Ate lá continuarei a seguir a filosofia em que mais acredito e que é contraria à de todos. Todavia, deixo a pouco e pouco de me importar.
Cheira a Solidão.
Esta não pode viver se não trouxer consigo a sua grande aliada – a Loucura.

Selva

 Estou ausente de mim. Tirei uma folga e quero paz. Quero um imaginar de um paraíso, quero ouvir a nascente onde os passarinhos cantarolantes afagam a sua sede. Quero ouvir a musicalidade que o vento tem quando roça nas folhas soltas e estas, por sua vez, dançam desalmadamente, provocando assim, uma sinfonia paradisíaca, repleta de quietude, calma e divindade.
O mar está calmo, como é costume, e os animais selvagens são tão autónomos e singulares que deles medo não tenho.
A vida aqui é pacífica. A vida aqui parece ser como um refugir à cidade corrosiva, deturpadora, mutiladora e feia.
Não vejo ninguém, sou apenas eu nesta ilha. Conheço além uma tribo, mas, ainda que diferente, agora quero é conhecer-me por cada recanto deste lugar. Quero desvendar uma parte de mim oculta, que estagnou ou que não conheço, quero exaltá-la, apetece-me sorrir.
Não quero pensar porque pensar dói. Quero assimilar todo o conhecimento empirista e apagar tudo o resto.
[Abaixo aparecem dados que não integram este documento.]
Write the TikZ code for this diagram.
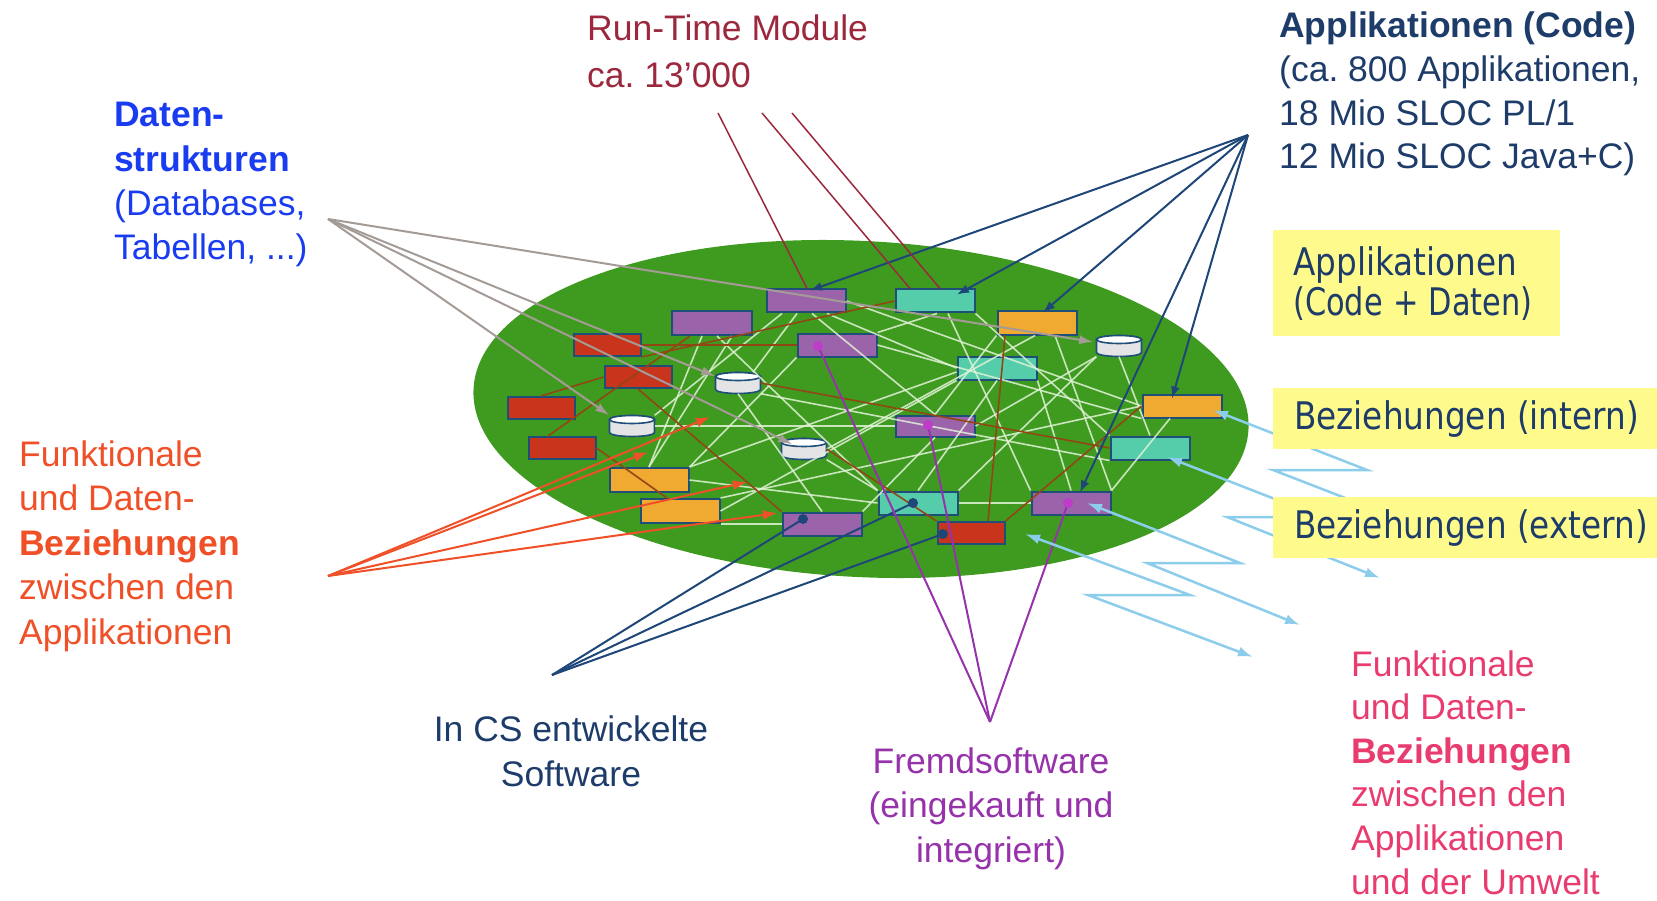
\documentclass[tikz,border=0pt]{standalone}
\usepackage{fontspec}
\usepackage{graphicx}
\setmainfont{Liberation Sans}
\newfontfamily\comicf{DejaVu Sans}
\usetikzlibrary{arrows.meta,calc}
\frenchspacing
\definecolor{gr}{RGB}{63,155,32}
\definecolor{pu}{RGB}{155,100,170}
\definecolor{rd}{RGB}{200,52,28}
\definecolor{orn}{RGB}{240,170,50}
\definecolor{tl}{RGB}{85,205,170}
\definecolor{bd}{RGB}{31,78,121}
\definecolor{nv}{RGB}{30,60,105}
\definecolor{mr}{RGB}{155,40,60}
\definecolor{bl}{RGB}{26,60,240}
\definecolor{orr}{RGB}{240,80,40}
\definecolor{pp}{RGB}{150,50,170}
\definecolor{pk}{RGB}{232,60,110}
\definecolor{yl}{RGB}{255,250,140}
\definecolor{lb}{RGB}{140,205,235}
\definecolor{brn}{RGB}{145,70,20}
\definecolor{wl}{RGB}{225,242,215}
\definecolor{gy}{RGB}{165,155,150}
\definecolor{dk}{RGB}{30,70,120}
\definecolor{dotp}{RGB}{190,60,200}
\definecolor{dbf}{RGB}{228,228,230}
\newcommand\cmc[2][0.86]{\scalebox{#1}[1]{#2}}
\tikzset{
 box/.style={draw=bd, line width=2pt, minimum width=79pt, minimum height=23pt, inner sep=0pt},
 pbox/.style={box, fill=pu},
 rbox/.style={box, fill=rd, minimum width=67pt, minimum height=22pt},
 obox/.style={box, fill=orn},
 tbox/.style={box, fill=tl},
 dbn/.style={minimum width=45pt, minimum height=21pt, inner sep=0pt},
 wline/.style={wl, line width=1.6pt, opacity=0.85},
 bline/.style={brn, line width=1.6pt},
 gline/.style={gy, line width=2pt, -{Latex[length=14pt,width=9pt]}},
 rline/.style={orr, line width=2pt, -{Latex[length=14pt,width=10pt]}},
 cline/.style={dk, line width=2pt, -{Latex[length=12pt,width=9pt]}},
 mline/.style={mr, line width=1.5pt},
 sline/.style={dk, line width=2pt},
 fline/.style={pp, line width=2pt},
 zline/.style={lb, line width=2.5pt, {Latex[length=15pt,width=10pt]}-{Latex[length=15pt,width=10pt]}},
 ybox/.style={fill=yl, anchor=north west, align=left, inner xsep=20pt, inner ysep=0pt, text=nv, font=\comicf\fontsize{38}{40}\selectfont},
 lab/.style={inner sep=0pt, align=left, anchor=base west, font=\fontsize{35.5}{44.4}\selectfont},
 labc/.style={inner sep=0pt, align=center, anchor=base, font=\fontsize{35.5}{44.4}\selectfont},
}
\newcommand\dbdraw[1]{%
 \filldraw[fill=dbf, draw=bd, line width=1.6pt] ($(#1)+(-22.5pt,6.5pt)$) -- ++(0pt,-13pt) arc[start angle=180, end angle=360, x radius=22.5pt, y radius=4pt] -- ++(0pt,13pt) arc[start angle=0, end angle=180, x radius=22.5pt, y radius=4pt] -- cycle;
 \filldraw[fill=white, draw=bd, line width=1.6pt] ($(#1)+(0pt,6.5pt)$) ellipse[x radius=22.5pt, y radius=4pt];}
\begin{document}
\begin{tikzpicture}[x=1pt, y=-1pt]
\useasboundingbox (0,0) rectangle (1657,901);
% green ellipse
\fill[gr, rotate around={-3:(861,409)}] (861,409) ellipse[x radius=388pt, y radius=168pt];
% boxes
\node[pbox] (A) at (806,301) {};
\node[pbox, minimum width=80pt, minimum height=24pt] (B) at (712,323) {};
\node[rbox] (C) at (607,345) {};
\node[rbox] (D) at (638,377) {};
\node[rbox] (E) at (541,408) {};
\node[rbox] (F) at (562,448) {};
\node[pbox] (G) at (837,345) {};
\node[obox, minimum height=24pt] (H) at (649,480) {};
\node[obox, minimum height=24pt] (I) at (680,511) {};
\node[pbox] (J) at (822,524) {};
\node[tbox] (K) at (935,301) {};
\node[obox] (L) at (1037,323) {};
\node[tbox] (M) at (997,368) {};
\node[obox] (N) at (1182,406) {};
\node[pbox, minimum height=21pt] (O) at (935,426) {};
\node[tbox] (P) at (1150,448) {};
\node[tbox] (Q) at (918,503) {};
\node[pbox] (R) at (1071,503) {};
\node[rbox] (S) at (971,533) {};
\node[dbn] (db1) at (632,426) {};
\node[dbn] (db2) at (738,383) {};
\node[dbn] (db3) at (804,449) {};
\node[dbn] (db4) at (1119,346) {};
\dbdraw{db1}\dbdraw{db2}\dbdraw{db3}\dbdraw{db4}
% white web
\draw[wline] ([xshift=-24pt]A.south) -- (db1.north east);
\draw[wline] ([xshift=-9pt]A.south) -- ([xshift=15pt]db2.north);
\draw[wline] ([xshift=6pt]A.south) -- (O.north);
\draw[wline] ([xshift=21pt]A.south) -- (M.west);
\draw[wline] ([xshift=-10pt]B.south) -- (H.north);
\draw[wline] ([xshift=5pt]B.south) -- (Q.north west);
\draw[wline] (H.north east) -- ([yshift=-4pt]M.west);
\draw[wline] (H.east) -- (Q.west);
\draw[wline] (I.north east) -- (N.west);
\draw[wline] (I.east) -- (M.south west);
\draw[wline] ([xshift=2pt]K.south) -- (G.north east);
\draw[wline] ([xshift=13pt]K.south) -- (R.north west);
\draw[wline] ([xshift=-2pt]L.south) -- (db3.east);
\draw[wline] ([xshift=18pt]L.south) -- (R.north east);
\draw[wline] (db4.south west) -- (Q.north east);
\draw[wline] (A.east) -- (N.west);
\draw[wline] ([xshift=-12pt]N.south) -- (R.north east);
\draw[wline] (Q.east) -- (R.west);
\draw[wline] (Q.north) -- (M.south);
\draw[wline] (db3.south east) -- (Q.north west);
\draw[wline] (G.east) -- (N.south west);
\draw[wline] (G.south west) -- (H.north east);
\draw[wline] (K.south east) -- (P.north west);
\draw[wline] (L.south west) -- (O.north);
\draw[wline] (M.south east) -- (R.north);
\draw[wline] (db4.south) -- (P.north);
\draw[wline] (O.south) -- (J.north east);
\draw[wline] (db1.east) -- (O.west);
\draw[wline] (I.south east) -- (J.west);
\draw[wline] (db2.south east) -- (P.south west);
\draw[wline] (H.north) -- ([xshift=20pt]B.south);
\draw[wline] (O.east) -- (db4.south west);
\draw[wline] (J.north) -- (db2.south);
% brown lines
\draw[bline] (C.east) -- (G.west);
\draw[bline] ([xshift=-22pt]B.south) -- ([xshift=-14pt]F.north);
\draw[bline] (E.north) -- (D.west);
\draw[bline] (D.south) -- (J.north west);
\draw[bline] (F.east) -- ([xshift=-13pt]I.north);
\draw[bline] (C.south east) -- (K.west);
\draw[bline] (db2.east) -- (P.west);
\draw[bline] (db3.east) -- (S.north west);
\draw[bline] ([xshift=-32pt]L.south) -- ([xshift=17pt]S.north);
\draw[bline] (S.north east) -- (N.west);
% anchor coordinates
\coordinate (ds0) at (328,219);
\coordinate (ac0) at (1248,135);
\coordinate (fl0) at (328,576);
\coordinate (cs0) at (552,675);
\coordinate (fs0) at (990,722);
\coordinate (rt1) at (718,113);
\coordinate (rt2) at (762,113);
\coordinate (rt3) at (792,113);
\coordinate (f1) at (710,417);
\coordinate (f2) at (648,452);
\coordinate (f3) at (747,482);
\coordinate (f4) at (777,513);
\coordinate (Jd) at (803,519);
\coordinate (Qd) at (913,503);
\coordinate (Sd) at (943,534);
\coordinate (Gd) at (818,346);
\coordinate (Od) at (928,425);
\coordinate (Rd) at (1068,503);
% gray data arrows
\draw[gline] (ds0) -- ([xshift=-3pt,yshift=4pt]db4.west);
\draw[gline] (ds0) -- ([yshift=-4pt]db2.north west);
\draw[gline] (ds0) -- (db1.north west);
\draw[gline] (ds0) -- ([xshift=11pt,yshift=-6pt]db3.north west);
% red arrows
\draw[rline] (fl0) -- (f1);
\draw[rline] (fl0) -- (f2);
\draw[rline] (fl0) -- (f3);
\draw[rline] (fl0) -- (f4);
% code arrows
\draw[cline] (ac0) -- ([xshift=4pt,yshift=-2pt]A.north);
\draw[cline] (ac0) -- ([xshift=22pt,yshift=-6pt]K.north);
\draw[cline] (ac0) -- ([xshift=6pt,yshift=-2pt]L.north);
\draw[cline] (ac0) -- ([xshift=-10pt,yshift=-5pt]N.north);
\draw[cline] (ac0) -- ([xshift=9pt,yshift=-2pt]R.north);
% run-time lines
\draw[mline] (rt1) -- ([xshift=1pt]A.north);
\draw[mline] (rt2) -- ([xshift=-25pt]K.north);
\draw[mline] (rt3) -- ([xshift=5pt]K.north);
% In CS lines
\draw[sline] (cs0) -- (Jd);
\draw[sline] (cs0) -- (Qd);
\draw[sline] (cs0) -- (Sd);
\fill[dk] (Jd) circle[radius=5pt] (Qd) circle[radius=5pt] (Sd) circle[radius=5pt];
% Fremdsoftware lines
\draw[fline] (fs0) -- (Gd);
\draw[fline] (fs0) -- (Od);
\draw[fline] (fs0) -- (Rd);
\fill[dotp] (Gd) circle[radius=5pt] (Od) circle[radius=5pt] (Rd) circle[radius=5pt];
% external zigzags
\coordinate (z1a) at (1213,410); \coordinate (z1e) at (1420,527);
\coordinate (z2a) at (1167,457); \coordinate (z2e) at (1380,578);
\coordinate (z3a) at (1087,503); \coordinate (z3e) at (1300,625);
\coordinate (z4a) at (1025,534); \coordinate (z4e) at (1253,657);
\draw[zline] (z1a) -- (1367,470) -- (1273,470) -- (z1e);
\draw[zline] (z2a) -- (1321,517) -- (1227,517) -- (z2e);
\draw[zline] (z3a) -- (1240,563) -- (1147,563) -- (z3e);
\draw[zline] (z4a) -- (1190,595) -- (1088,595) -- (z4e);
% yellow boxes
\node[ybox, minimum width=287pt, minimum height=106pt, text width=247pt] (y1) at (1273,230) {\cmc{Applikationen}\\\cmc[0.80]{(Code + Daten)}};
\node[ybox, minimum width=384pt, minimum height=61pt, inner xsep=21pt] (y2) at (1273,388) {\cmc{Beziehungen (intern)}};
\node[ybox, minimum width=384pt, minimum height=61pt, inner xsep=21pt] (y3) at (1273,497) {\cmc{Beziehungen (extern)}};
% labels (base anchor = baseline of last line)
\node[lab, text=mr, font=\fontsize{35.5}{47}\selectfont] (rt) at (587,88) {Run-Time Module\\ca. 13’000};
\node[lab, text=bl] (ds) at (114,260) {\textbf{Daten-}\\\textbf{strukturen}\\(Databases,\\Tabellen, ...)};
\node[lab, text=nv, font=\fontsize{35.5}{43.7}\selectfont] (ac) at (1279,169) {\textbf{Applikationen (Code)}\\(ca. 800 Applikationen,\\18 Mio SLOC PL/1\\12 Mio SLOC Java+C)};
\node[lab, text=orr] (fl) at (19,644) {Funktionale\\und Daten-\\\textbf{Beziehungen}\\zwischen den\\Applikationen};
\node[labc, text=nv] (cs) at (571,786) {In CS entwickelte\\Software};
\node[labc, text=pp] (fs) at (991,862) {Fremdsoftware\\(eingekauft und\\integriert)};
\node[lab, text=pk, font=\fontsize{35.5}{43.6}\selectfont] (fr) at (1351,894) {Funktionale\\und Daten-\\\textbf{Beziehungen}\\zwischen den\\Applikationen\\und der Umwelt};
\end{tikzpicture}
\end{document}
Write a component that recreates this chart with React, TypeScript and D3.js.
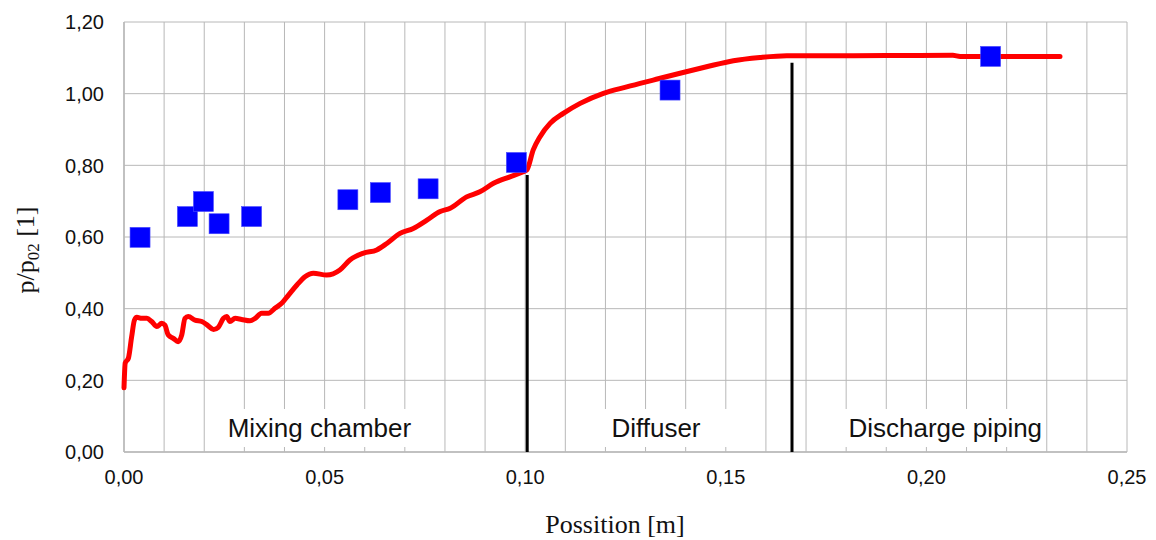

Quero começar do zero e formar novos conceitos com base na experiência.
Espreito por entre a densa vegetação e logo faço parte dela. Aceita-me tão bem e esconde-me por entre as suas folhagens cada uma com um aroma ainda mais característico que a anterior.
Olho e não se abre caminho se não a afastar com um pau que consegui depois de regatear com um selvagem. Não serei eu também uma agora? Não, ainda não. Hei-de ser, quando me libertar do que me prende e me souber ser e sobreviver neste mundo, para estar preparada para o grande Regresso.
Quero ser selvagem, não tenho qualquer vergonha porque esses demonstram ser tenazes e confiantes das suas capacidades, são o seu máximo e, são, acima de tudo, felizes.
São primatas, são. Mas estão tão longe dos pecados que corroem o homem – ele mesmo.
A minha evasão faz-me duvidar da minha fisionomia e aspirar uma outra talvez muito mais psicológica e utópica, mas dulcíssima. Onde a vontade que impera é a de entrar tantas vezes por esta porta para me ser no correcto e viver o melhor de mim.